Il popolo di Dio rischia il disorientamento o piuttosto l’analfabetismo?
È proprio a questo riguardo, però, che il discorso di papa Francesco lascia trasparire un’inattesa criticità. Alla fine infatti, con sbrigativa determinazione, il pontefice afferma che il teologo deve, sì, saper «andare oltre» e «rischiare nella discussione», ma solo a porte chiuse, perché «al popolo di Dio bisogna dare il “pasto” solido della fede». Poi, fuor di metafora, chiede ai teologi che «la dimensione di relativismo … rimanga tra i teologi, ma mai portare questo al popolo, perché allora il popolo perde l’orientamento e perde la fede».
Una simile affermazione meriterebbe una lunga e ampia discussione perché chiama in causa la secolare resistenza, da parte della Chiesa cattolica, a entrare nella modernità e a liberarsi dal fantasma del modernismo. Ma, soprattutto, chiede di domandarsi se, oggi, il popolo non perda la fede proprio perché gli viene somministrata pappa devozionale e non il «cibo solido», che, per essere tale, deve essere impastato di buona divulgazione e condito da un serrato confronto di idee.

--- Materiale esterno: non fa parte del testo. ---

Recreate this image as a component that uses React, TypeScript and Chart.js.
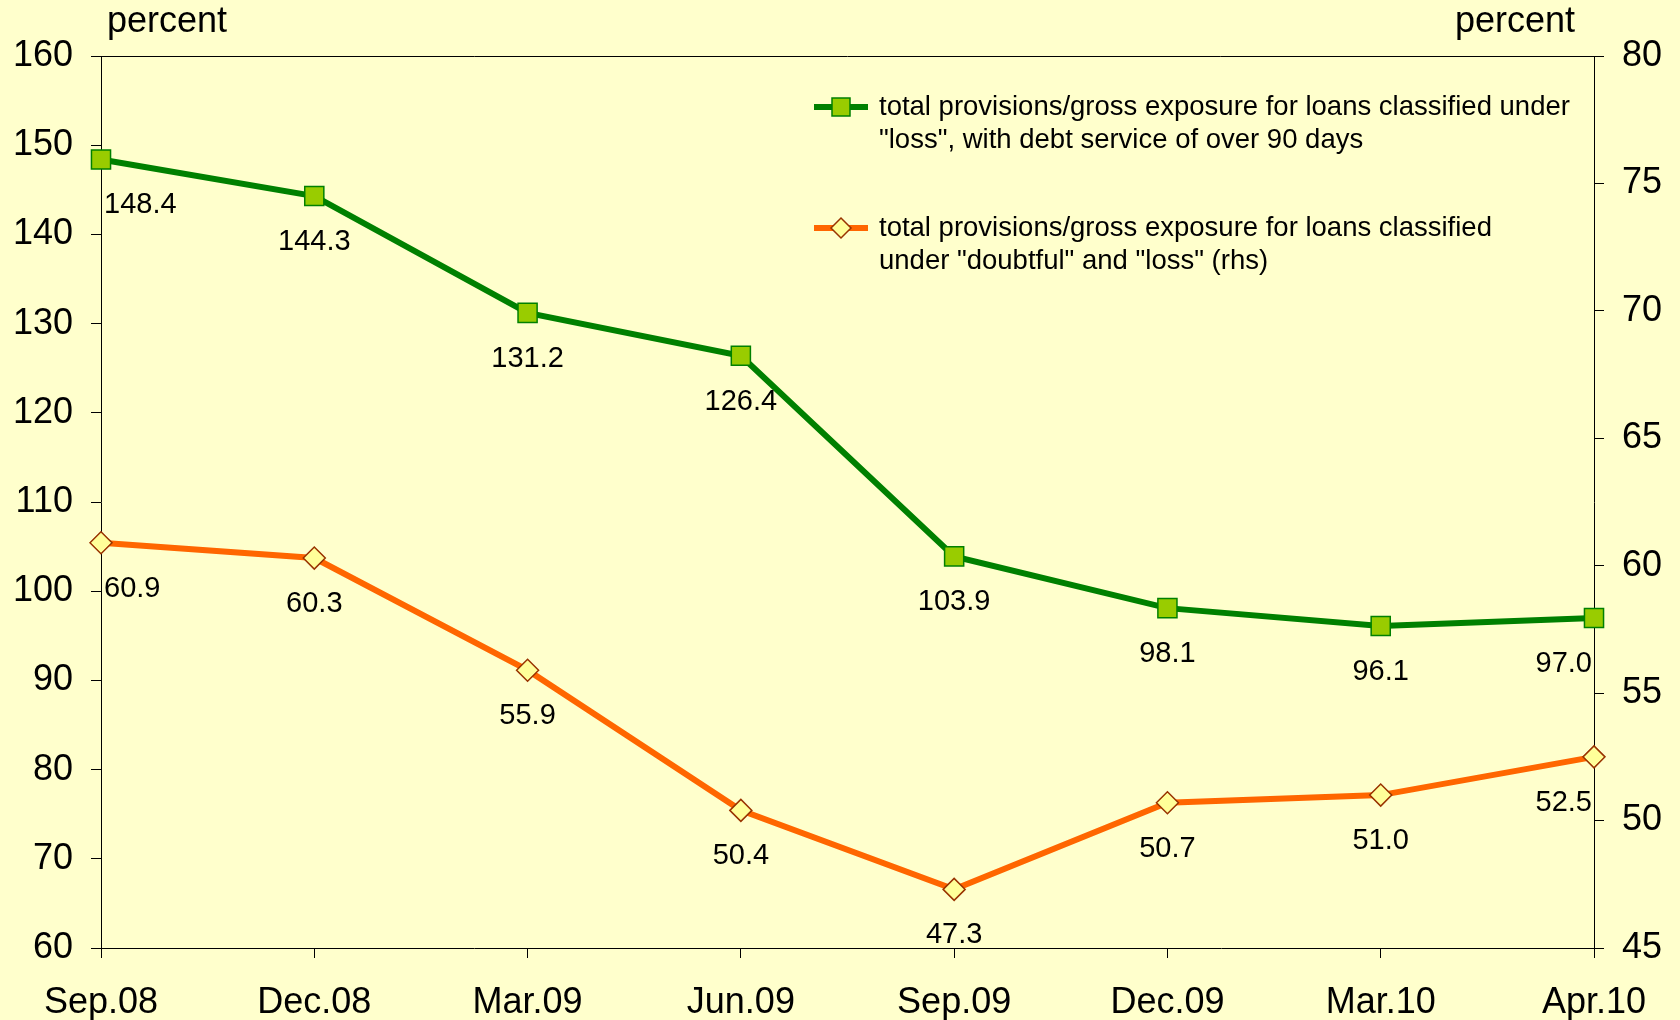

Ogni giorno verifichiamo che l’analfabetismo è la piaga che sta infettando la vita pubblica e la convivenza civile. Lungo i secoli, in analoghi momenti di crisi, la Chiesa è stata capace di “armare la resistenza”, perché ha fatto quello che auspicava Marguerite Yourcenar: «Fondare biblioteche è come costruire ancora granai pubblici, ammassare riserve contro un inverno dello spirito che, da molti indizi, mio malgrado, vedo venire».
Come tutti i ricercatori, anche i teologi sanno certamente distinguere tra il momento strettamente investigativo e quello apertamente divulgativo.
Ma in un tempo come il nostro, in cui in tutti gli ambiti del sapere e del vivere l’ignoranza è un attentato alla qualità della vita, se il popolo perde la fede è perché da troppo tempo è stato condannato, anche dalla Chiesa stessa, a una sorta di analfabetismo biblico e teologico. Ed è stato così reso inabile ad affrontare le domande che nascono, non per induzione dei teologi, ma a partire dalla vita e dalla storia.